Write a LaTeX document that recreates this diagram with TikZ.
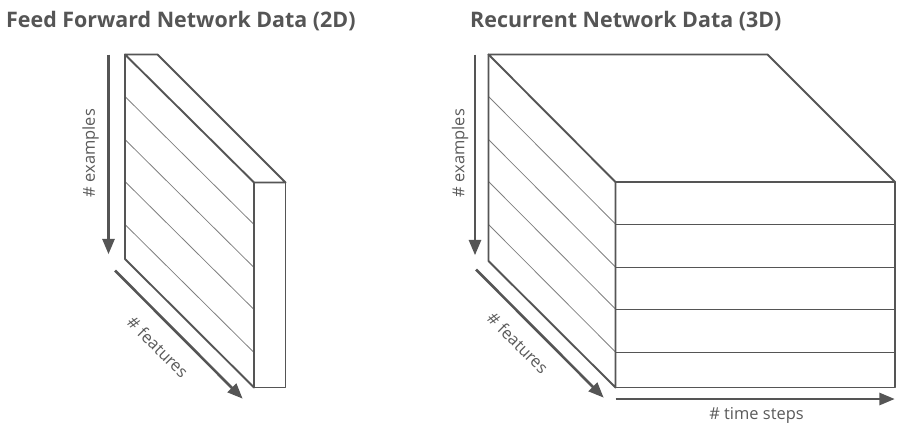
\documentclass[tikz,border=0pt]{standalone}
\usepackage{fontspec}
\setmainfont{Open Sans}
\usepackage{tikz}
\usetikzlibrary{arrows,calc}
\definecolor{EdgeGray}{HTML}{555555}
\definecolor{RuleGray}{HTML}{808080}
\definecolor{TextGray}{HTML}{5A5A5A}
\newcommand{\MainColor}{EdgeGray}

\begin{document}
\begin{tikzpicture}[line cap=round,line join=round,>=triangle 45,x=1bp,y=-1bp,
  outline/.style={color=\MainColor,line width=1.9bp},
  rule/.style={color=RuleGray,line width=0.8bp},
  axis/.style={->,color=\MainColor,line width=2.6bp,line cap=butt},
  axislabel/.style={color=TextGray,font=\fontsize{16.5}{18}\selectfont,inner sep=0pt},
  heading/.style={color=EdgeGray,font=\fontsize{21.5}{24}\selectfont\bfseries,anchor=west,inner sep=0pt}]
  \useasboundingbox (0,0) rectangle (906,432);
  \node[heading] (ffTitle) at (6,21) {Feed Forward Network Data (2D)};
  \node[heading] (rnTitle) at (470,21) {Recurrent Network Data (3D)};
  % 2D slab
  \coordinate (fA) at (125,54.5);
  \coordinate (fB) at (157.5,54.5);
  \coordinate (fC) at (285.5,182.5);
  \coordinate (fD) at (254,182.5);
  \coordinate (fE) at (254,387.5);
  \coordinate (fF) at (285.5,387.5);
  \coordinate (fG) at (125,259);
  \foreach \y in {42,85,127,170}
  \draw[rule] ($(fA)+(0,\y)$) -- ($(fD)+(0,\y)$);
  \draw[outline] (fA) -- (fB) -- (fC) -- (fD) -- cycle;
  \draw[outline] (fA) -- (fG) -- (fE) -- (fD);
  \draw[outline] (fD) rectangle (fF);
  \coordinate (fExS) at (108.5,54.5);
  \coordinate (fExE) at (108.5,254);
  \coordinate (fFtS) at (115,270.5);
  \coordinate (fFtE) at (242.5,398.5);
  \draw[axis] (fExS) -- (fExE);
  \draw[axis] (fFtS) -- (fFtE);
  \node[axislabel,rotate=90] (fExLabel) at (90.5,153) {\# examples};
  \node[axislabel,rotate=-45] (fFtLabel) at (158,347) {\# features};
  % 3D block
  \coordinate (rA) at (488.5,54.5);
  \coordinate (rB) at (767.5,54.5);
  \coordinate (rC) at (895,182);
  \coordinate (rD) at (615.5,182);
  \coordinate (rE) at (615.5,387.5);
  \coordinate (rF) at (895,387.5);
  \coordinate (rG) at (488.5,261);
  \foreach \y in {42,85,127,170}
  {
  \draw[rule] ($(rA)+(0,\y)$) -- ($(rD)+(0,\y)$);
  \draw[rule,color=EdgeGray] ($(rD)+(0,\y)$) -- ($(rC)+(0,\y)$);
  }
  \draw[outline] (rA) -- (rB) -- (rC) -- (rD) -- cycle;
  \draw[outline] (rA) -- (rG) -- (rE) -- (rD);
  \draw[outline] (rD) rectangle (rF);
  \coordinate (rExS) at (475,54.5);
  \coordinate (rExE) at (475,255);
  \coordinate (rFtS) at (476,269.5);
  \coordinate (rFtE) at (603.5,397.5);
  \coordinate (rTsS) at (615.5,399);
  \coordinate (rTsE) at (894.5,399);
  \draw[axis] (rExS) -- (rExE);
  \draw[axis] (rFtS) -- (rFtE);
  \draw[axis] (rTsS) -- (rTsE);
  \node[axislabel,rotate=90] (rExLabel) at (460,153) {\# examples};
  \node[axislabel,rotate=-45] (rFtLabel) at (518,343) {\# features};
  \node[axislabel] (rTsLabel) at (756.5,415.5) {\# time steps};
\end{tikzpicture}
\end{document}
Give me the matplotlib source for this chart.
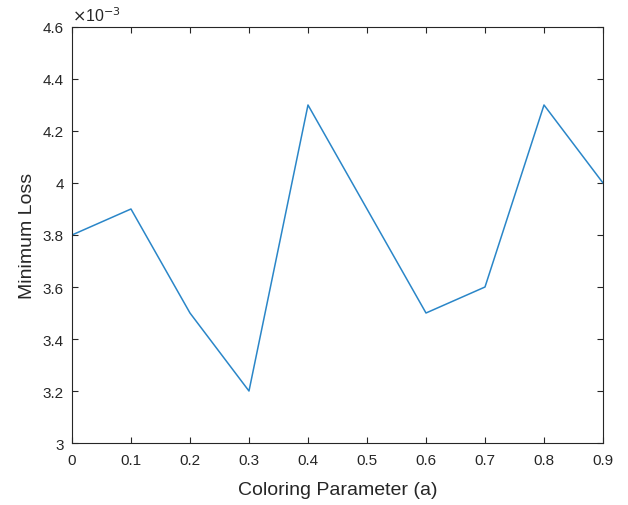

==*==

**Set problem**. All of the lines above should be retyped precisely, apart from the pictures.

**Correct result**.
Write a LaTeX document that recreates this diagram with TikZ.
\documentclass[tikz,border=0pt]{standalone}
\usepackage{fontspec}
\setmainfont{Open Sans}
\usepackage{tikz}
\usetikzlibrary{arrows,calc}
\definecolor{EdgeGray}{HTML}{555555}
\definecolor{RuleGray}{HTML}{808080}
\definecolor{TextGray}{HTML}{5A5A5A}
\newcommand{\MainColor}{EdgeGray}

\begin{document}
\begin{tikzpicture}[line cap=round,line join=round,>=triangle 45,x=1bp,y=-1bp,
  outline/.style={color=\MainColor,line width=1.9bp},
  rule/.style={color=RuleGray,line width=0.8bp},
  axis/.style={->,color=\MainColor,line width=2.6bp,line cap=butt},
  axislabel/.style={color=TextGray,font=\fontsize{16.5}{18}\selectfont,inner sep=0pt},
  heading/.style={color=EdgeGray,font=\fontsize{21.5}{24}\selectfont\bfseries,anchor=west,inner sep=0pt}]
  \useasboundingbox (0,0) rectangle (906,432);
  \node[heading] (ffTitle) at (6,21) {Feed Forward Network Data (2D)};
  \node[heading] (rnTitle) at (470,21) {Recurrent Network Data (3D)};
  % 2D slab
  \coordinate (fA) at (125,54.5);
  \coordinate (fB) at (157.5,54.5);
  \coordinate (fC) at (285.5,182.5);
  \coordinate (fD) at (254,182.5);
  \coordinate (fE) at (254,387.5);
  \coordinate (fF) at (285.5,387.5);
  \coordinate (fG) at (125,259);
  \foreach \y in {42,85,127,170}
  \draw[rule] ($(fA)+(0,\y)$) -- ($(fD)+(0,\y)$);
  \draw[outline] (fA) -- (fB) -- (fC) -- (fD) -- cycle;
  \draw[outline] (fA) -- (fG) -- (fE) -- (fD);
  \draw[outline] (fD) rectangle (fF);
  \coordinate (fExS) at (108.5,54.5);
  \coordinate (fExE) at (108.5,254);
  \coordinate (fFtS) at (115,270.5);
  \coordinate (fFtE) at (242.5,398.5);
  \draw[axis] (fExS) -- (fExE);
  \draw[axis] (fFtS) -- (fFtE);
  \node[axislabel,rotate=90] (fExLabel) at (90.5,153) {\# examples};
  \node[axislabel,rotate=-45] (fFtLabel) at (158,347) {\# features};
  % 3D block
  \coordinate (rA) at (488.5,54.5);
  \coordinate (rB) at (767.5,54.5);
  \coordinate (rC) at (895,182);
  \coordinate (rD) at (615.5,182);
  \coordinate (rE) at (615.5,387.5);
  \coordinate (rF) at (895,387.5);
  \coordinate (rG) at (488.5,261);
  \foreach \y in {42,85,127,170}
  {
  \draw[rule] ($(rA)+(0,\y)$) -- ($(rD)+(0,\y)$);
  \draw[rule,color=EdgeGray] ($(rD)+(0,\y)$) -- ($(rC)+(0,\y)$);
  }
  \draw[outline] (rA) -- (rB) -- (rC) -- (rD) -- cycle;
  \draw[outline] (rA) -- (rG) -- (rE) -- (rD);
  \draw[outline] (rD) rectangle (rF);
  \coordinate (rExS) at (475,54.5);
  \coordinate (rExE) at (475,255);
  \coordinate (rFtS) at (476,269.5);
  \coordinate (rFtE) at (603.5,397.5);
  \coordinate (rTsS) at (615.5,399);
  \coordinate (rTsE) at (894.5,399);
  \draw[axis] (rExS) -- (rExE);
  \draw[axis] (rFtS) -- (rFtE);
  \draw[axis] (rTsS) -- (rTsE);
  \node[axislabel,rotate=90] (rExLabel) at (460,153) {\# examples};
  \node[axislabel,rotate=-45] (rFtLabel) at (518,343) {\# features};
  \node[axislabel] (rTsLabel) at (756.5,415.5) {\# time steps};
\end{tikzpicture}
\end{document}
Give me the matplotlib source for this chart.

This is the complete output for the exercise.